TRAGIC broadcaster Gerry Ryan said that programmes he did at the start of his RTE career were "worse than porn" in the last interview he gave before he died.
The late TV star, who was filmed by TV3 months before his death, also claimed that he owed his professional credibility to the Eurovision, which led him on the path to bigger and better shows.
Gerry (53) opened up about his 31-year career for That's Entertainment.
In Gerry Ryan: The Last Interview, which is to be aired next week on the independent station, the father-of-five admitted that his colleagues were "ashamed" of working for the state broadcaster because Gerry's shows were so "s***".
"I would be on campus and people would come up and say, 'I'm ashamed to say I work in RTE because of that programme -- it's disgusting'," he said.
"And you go, 'Right well, that's what my own guys think of me.' I took that personally. I couldn't understand why people didn't get what I was doing.
"It was very difficult. Week in, week out being described as 's***' is eventually going to get to you.
"I couldn't handle the idea that the press thought I was an imbecile. The more programmes I got, the more evidence there was of my imbecility.
"I considered myself as a borderline artist -- a sort of rock intellect."
He explained that his wife Morah had even tried to protect him from the scathing criticism by cutting negative reviews from newspapers and hiding them away.

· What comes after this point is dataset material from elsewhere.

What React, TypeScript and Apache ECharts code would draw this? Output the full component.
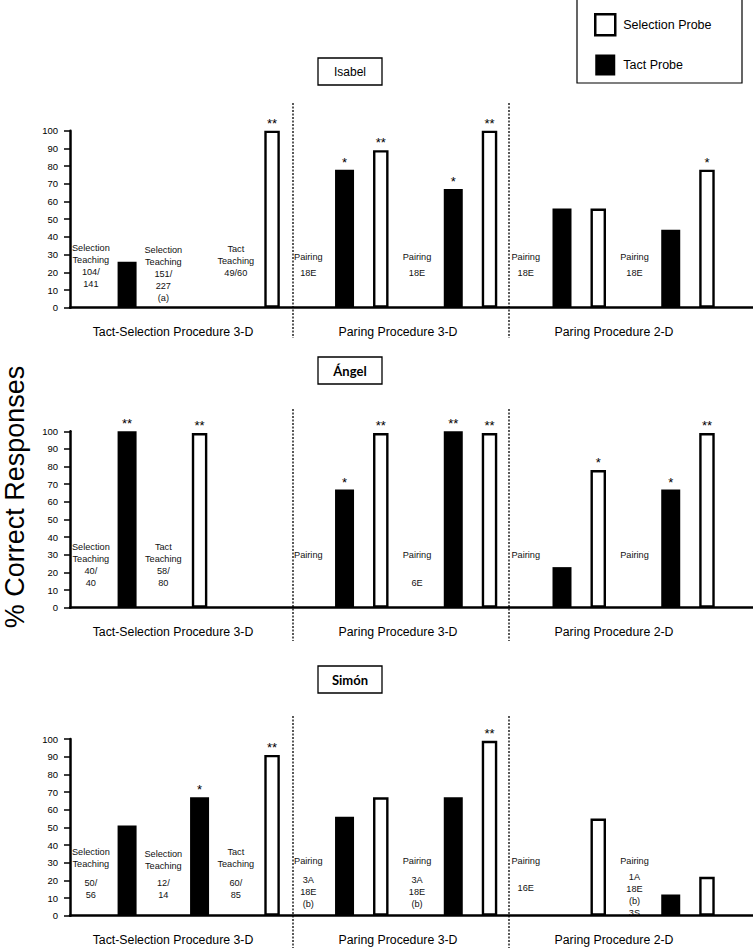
import React, { useEffect, useRef } from "react";
import * as echarts from "echarts";

// ---------- data ----------
const participants = ["Isabel", "Ángel", "Simón"];
const sectionLabels = ["Tact-Selection Procedure 3-D", "Paring Procedure 3-D", "Paring Procedure 2-D"];
const seriesNames = ["Selection Probe", "Tact Probe"];

// Isabel
const isabelTactSlots = [0, 6, 9, 12, 15];
const isabelTactValues = [26, 78, 67, 56, 44];
const isabelTactStars = ["", "*", "*", "", ""];
const isabelSelSlots = [4, 7, 10, 13, 16];
const isabelSelValues = [100, 89, 100, 56, 78];
const isabelSelStars = ["**", "**", "**", "", "*"];
const isabelNotes = [
  { slot: -1, value: 33.7, text: "Selection\nTeaching\n104/\n141" },
  { slot: 1, value: 32.6, text: "Selection\nTeaching\n151/\n227\n(a)" },
  { slot: 3, value: 33.1, text: "Tact\nTeaching\n49/60" },
  { slot: 5, value: 28.8, text: "Pairing" },
  { slot: 5, value: 19.6, text: "18E" },
  { slot: 8, value: 28.8, text: "Pairing" },
  { slot: 8, value: 19.6, text: "18E" },
  { slot: 11, value: 28.8, text: "Pairing" },
  { slot: 11, value: 19.6, text: "18E" },
  { slot: 14, value: 28.8, text: "Pairing" },
  { slot: 14, value: 19.6, text: "18E" },
];

// Ángel
const angelTactSlots = [0, 6, 9, 12, 15];
const angelTactValues = [100, 67, 100, 23, 67];
const angelTactStars = ["**", "*", "**", "", "*"];
const angelSelSlots = [2, 7, 10, 13, 16];
const angelSelValues = [99, 99, 99, 78, 99];
const angelSelStars = ["**", "**", "**", "*", "**"];
const angelNotes = [
  { slot: -1, value: 34.6, text: "Selection\nTeaching\n40/\n40" },
  { slot: 1, value: 34.6, text: "Tact\nTeaching\n58/\n80" },
  { slot: 5, value: 29.9, text: "Pairing" },
  { slot: 8, value: 29.9, text: "Pairing" },
  { slot: 8, value: 13.8, text: "6E" },
  { slot: 11, value: 29.9, text: "Pairing" },
  { slot: 14, value: 29.9, text: "Pairing" },
];

// Simón
const simonTactSlots = [0, 2, 6, 9, 15];
const simonTactValues = [51, 67, 56, 67, 12];
const simonTactStars = ["", "*", "", "", ""];
const simonSelSlots = [4, 7, 10, 13, 16];
const simonSelValues = [91, 67, 99, 55, 22];
const simonSelStars = ["**", "", "**", "", ""];
const simonNotes = [
  { slot: -1, value: 35.9, text: "Selection\nTeaching" },
  { slot: -1, value: 18.3, text: "50/\n56" },
  { slot: 1, value: 34.9, text: "Selection\nTeaching" },
  { slot: 1, value: 18.5, text: "12/\n14" },
  { slot: 3, value: 35.9, text: "Tact\nTeaching" },
  { slot: 3, value: 18.5, text: "60/\n85" },
  { slot: 5, value: 31.1, text: "Pairing" },
  { slot: 5, value: 20.2, text: "3A\n18E\n(b)" },
  { slot: 8, value: 31.1, text: "Pairing" },
  { slot: 8, value: 20.2, text: "3A\n18E\n(b)" },
  { slot: 11, value: 31.1, text: "Pairing" },
  { slot: 11, value: 15.5, text: "16E" },
  { slot: 14, value: 31.1, text: "Pairing" },
  { slot: 14, value: 21.9, text: "1A\n18E\n(b)\n3S" },
];

const panels = [
  { tact: [isabelTactSlots, isabelTactValues, isabelTactStars], sel: [isabelSelSlots, isabelSelValues, isabelSelStars], notes: isabelNotes },
  { tact: [angelTactSlots, angelTactValues, angelTactStars], sel: [angelSelSlots, angelSelValues, angelSelStars], notes: angelNotes },
  { tact: [simonTactSlots, simonTactValues, simonTactStars], sel: [simonSelSlots, simonSelValues, simonSelStars], notes: simonNotes },
];

// ---------- layout ----------
const FONT = "'Liberation Sans', Arial, Helvetica, sans-serif";
const gridTops = [130.7, 431.3, 739];
const gridHeights = [177, 176.4, 176.7];
const nameBoxTops = [58, 357, 666];
const dottedRanges = [[103, 338], [409, 641], [716, 948]];
const dottedXs = [293, 509];
const sectionXs = [173, 398, 614];
const NOTE_LH = 12;

export default function App() {
  const ref = useRef<HTMLDivElement>(null);

  useEffect(() => {
    document.body.style.margin = "0";
    const chart = echarts.init(ref.current!, null, { renderer: "svg" });

    const grids: any[] = [];
    const xAxes: any[] = [];
    const yAxes: any[] = [];
    const series: any[] = [];

    panels.forEach((p, g) => {
      grids.push({ left: 70, right: 0, top: gridTops[g], height: gridHeights[g] });
      for (let k = 0; k < 2; k++) {
        xAxes.push({
          type: "value",
          gridIndex: g,
          min: -1.575,
          max: 17.27,
          show: k === 0,
          axisLine: { show: true, onZero: false, lineStyle: { color: "#000", width: 2.5 } },
          axisTick: { show: false },
          axisLabel: { show: false },
          splitLine: { show: false },
        });
      }
      yAxes.push({
        type: "value",
        gridIndex: g,
        min: 0,
        max: 100,
        interval: 10,
        axisLine: { show: true, onZero: false, lineStyle: { color: "#000", width: 2.5 } },
        axisTick: { show: true, length: 6, lineStyle: { color: "#000", width: 1.5 } },
        axisLabel: { color: "#000", fontSize: 9.5, fontFamily: FONT, margin: 12 },
        splitLine: { show: false },
      });
      const [sSlots, sVals, sStars] = p.sel as any[];
      const [tSlots, tVals, tStars] = p.tact as any[];
      series.push({
        type: "bar",
        name: seriesNames[0],
        xAxisIndex: 2 * g + 1,
        yAxisIndex: g,
        barWidth: 15.5,
        itemStyle: { color: "#fff", borderColor: "#000", borderWidth: 2.4 },
        data: sSlots.map((s: number, i: number) => [s, sVals[i]]),
        label: {
          show: true,
          position: "top",
          distance: 1,
          color: "#000",
          fontSize: 13,
          fontFamily: FONT,
          formatter: (q: any) => sStars[q.dataIndex],
        },
      });
      series.push({
        type: "bar",
        name: seriesNames[1],
        xAxisIndex: 2 * g,
        yAxisIndex: g,
        barWidth: 19,
        itemStyle: { color: "#000" },
        data: tSlots.map((s: number, i: number) => [s, tVals[i]]),
        label: {
          show: true,
          position: "top",
          distance: 1,
          color: "#000",
          fontSize: 13,
          fontFamily: FONT,
          formatter: (q: any) => tStars[q.dataIndex],
        },
      });
    });

    chart.setOption({
      animation: false,
      backgroundColor: "#fff",
      grid: grids,
      xAxis: xAxes,
      yAxis: yAxes,
      series,
      legend: {
        left: 594,
        top: 13,
        orient: "vertical",
        itemWidth: 20,
        itemHeight: 21,
        itemGap: 18,
        padding: 0,
        selectedMode: false,
        textStyle: { fontSize: 12.5, fontFamily: FONT, color: "#000", padding: [0, 0, 0, 3] },
        data: [
          { name: seriesNames[0], icon: "rect", itemStyle: { color: "#fff", borderColor: "#000", borderWidth: 2.5 } },
          { name: seriesNames[1], icon: "rect", itemStyle: { color: "#000" } },
        ],
      },
    });

    const graphics: any[] = [];
    // legend border
    graphics.push({
      type: "rect",
      shape: { x: 577, y: -1, width: 165, height: 84 },
      style: { fill: "none", stroke: "#000", lineWidth: 1.2 },
    });
    // y axis title
    graphics.push({
      type: "text",
      x: 15,
      y: 497,
      rotation: Math.PI / 2,
      style: {
        text: "% Correct Responses",
        fill: "#000",
        fontSize: 27,
        fontFamily: FONT,
        textAlign: "center",
        textVerticalAlign: "middle",
      },
    });
    panels.forEach((p, g) => {
      // name box
      graphics.push({
        type: "rect",
        shape: { x: 318, y: nameBoxTops[g], width: 64, height: 27 },
        style: { fill: "#fff", stroke: "#000", lineWidth: 1.3 },
      });
      graphics.push({
        type: "text",
        x: 350,
        y: nameBoxTops[g] + 13.5,
        style: {
          text: participants[g],
          fill: "#000",
          fontSize: g === 0 ? 12 : 13,
          fontWeight: g === 0 ? "normal" : "bold",
          fontFamily: g === 0 ? FONT : "Lato, 'Open Sans', sans-serif",
          textAlign: "center",
          textVerticalAlign: "middle",
        },
      });
      // dotted separators
      dottedXs.forEach((dx) => {
        graphics.push({
          type: "line",
          shape: { x1: dx, y1: dottedRanges[g][0], x2: dx, y2: dottedRanges[g][1] },
          style: { stroke: "#000", lineWidth: 1.3, lineDash: [2, 1.5] },
        });
      });
      // section labels
      const zeroY = gridTops[g] + gridHeights[g];
      sectionLabels.forEach((lab, i) => {
        graphics.push({
          type: "text",
          x: sectionXs[i],
          y: zeroY + 24,
          style: {
            text: lab,
            fill: "#000",
            fontSize: 12.3,
            fontFamily: FONT,
            textAlign: "center",
            textVerticalAlign: "middle",
          },
        });
      });
      // annotations
      p.notes.forEach((n) => {
        const pt = chart.convertToPixel({ xAxisIndex: 2 * g, yAxisIndex: g } as any, [n.slot, n.value]) as number[];
        graphics.push({
          type: "text",
          x: pt[0],
          y: pt[1] - NOTE_LH / 2,
          style: {
            text: n.text,
            fill: "#111",
            fontSize: 9.2,
            fontFamily: FONT,
            lineHeight: NOTE_LH,
            textAlign: "center",
            textVerticalAlign: "top",
          },
        });
      });
    });

    chart.setOption({ graphic: graphics });

    return () => chart.dispose();
  }, []);

  return (
    <div
      ref={ref}
      style={{ position: "absolute", left: 0, top: 0, width: 753, height: 948, background: "#fff" }}
    />
  );
}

"My problem in the early days was if people came up and said, 'We want you to do the Angelus next and a porn movie on Sunday', I'd have said 'yeah'," he recalled in the interview that was filmed in a room of the Four Seasons Hotel.
"And that's kind of what I did. In fact if you look back at some of the things I did at the time it was worse than porn."
Gerry said he only became believable as a broadcaster when he was asked to present the Eurovision with Cynthia Ni Mhurchu in 1994.
"That made a difference to me. That was a toe into the world of credibility," he stated, adding that he did not think presenting the Rose of Tralee would have added much to his career.
When offered the Rose TV gig, he turned it down, saying that he would "rather have my legs sawn off".
"I think they saw me as some cheeky upstart who had been given another chance . . . but it was the right thing to do," he added.
The celebrity revealed that he had always wanted to be in the interviewer's seat and that he found his feet in Ryan Confidential, despite a controversial episode with football star Paul McGrath who was battling alcoholism.
"You could tell Paul wasn't well," he said. "I look back on that and I say 'Was it morally right to do? And I'm closer to thinking 'Maybe not'," he said.
"I spoke to Paul afterwards and I think he did feel damaged by it and I have to live with that."
Gerry's career highlight came as he was asked to replace Pat Kenny on the Late Late Show.
"I decided I would do it kind of a way I did the radio programme and kind of the way Gay did it. I really loved doing it. It was fantastic."